Shani explained that, with each new restaurant he opens, he visits each location and tries “to get some signals.”
“I can feel the environment, I see my team, I’m looking at the architecture, absorbing the atmosphere, the energy, the vibe of the place,” he told the New York Jewish Week. “It’s like a new ingredient coming to me and something inside myself assembling [assembles] them into the shape of a new restaurant.”
Shani says he immerses himself fully into the process of opening a new place. “I’m there and all the outer world disappears, all the noises are cut and I’m completely focused on one thing, and that is the only thing that exists in my life.”
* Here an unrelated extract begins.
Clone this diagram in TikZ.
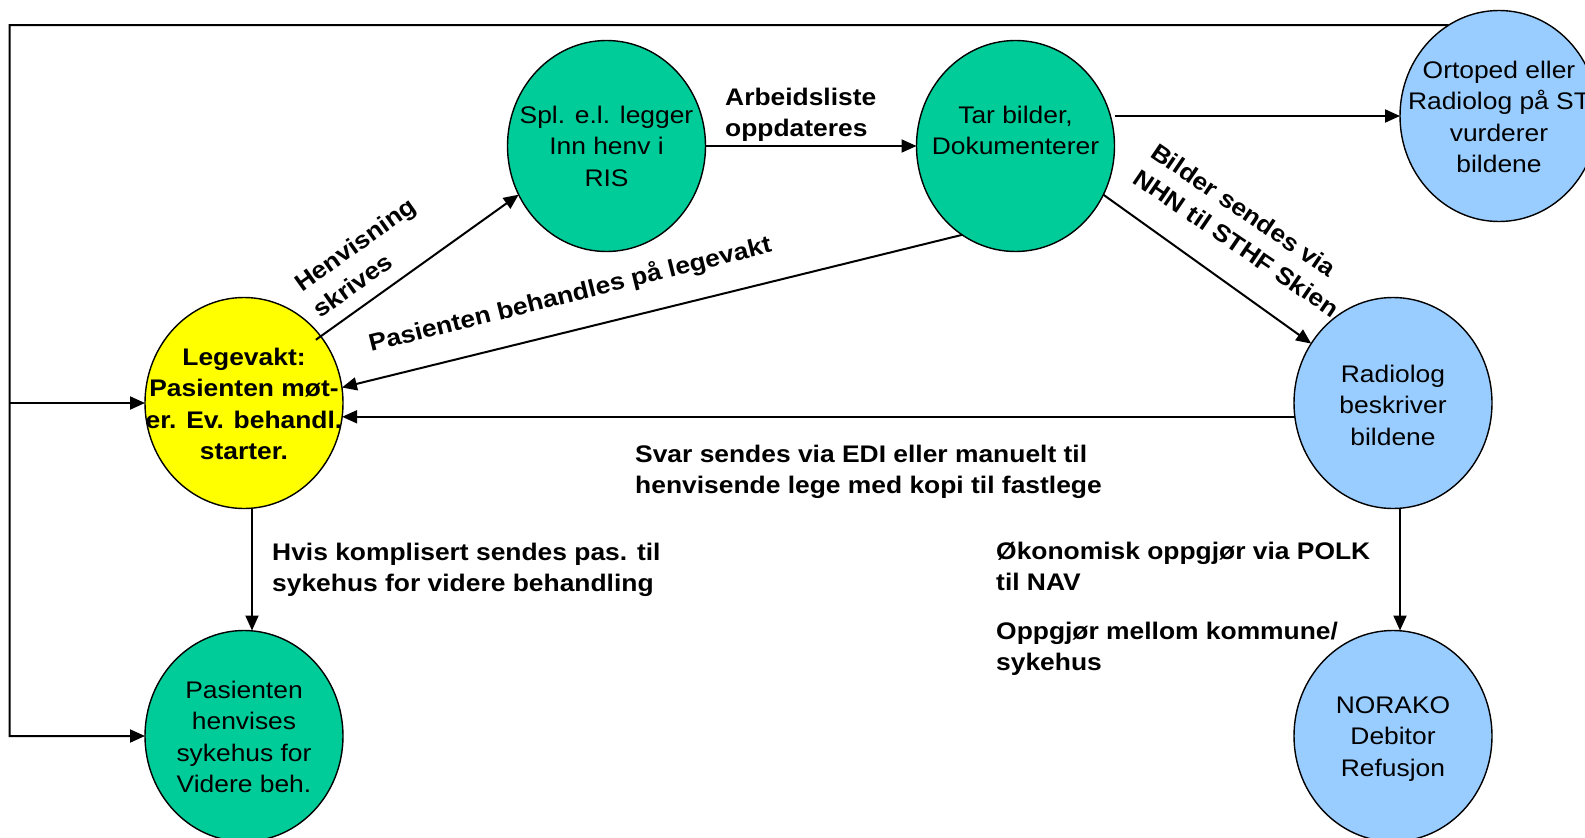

And the new places keep coming: Since 2021, Shani has opened restaurants in Toronto, London, Miami and Boston, and, most recently, Dubai. Currently in the works are expansions to Amsterdam, Mexico City, Barcelona and Zurich, and two more New York eateries are also coming soon: a Miznon outpost uptown at 2895 Broadway, near Columbia University, as well as a “gastro bar” called Port Said, which is slated to open at 350 Hudson St. this summer.
“When you are establishing a restaurant you cannot change it anymore — it’s got its own character,” he said. “Because I’m changing all the time, I’m opening restaurants all the time.”
As for the recent Michelin nod, even though it was for a New York-based restaurant, Shani said it was “one of the most wonderful things that can happen for Israel,” as it will continue to enhance the country’s reputation as a culinary destination.
“Israeli cuisine started 70 years ago — it began without roots in any tradition,” he said. “Nothing is shaping them besides their ideas and imagination. Israelis are importing ideas and then shaping them in their own way, and that makes the cuisine so special.”
Shani is not shy about the impact he has made when it comes to introducing Israeli food to the world. “I’m the godfather of Israeli cuisine,” he said. “The main structure of Israeli food was built by me.”
Ultimately, no matter the price point or location of his various restaurants, Shani believes his food brings people joy. “I think it’s about giving happiness to people, he said. “That is my cuisine.”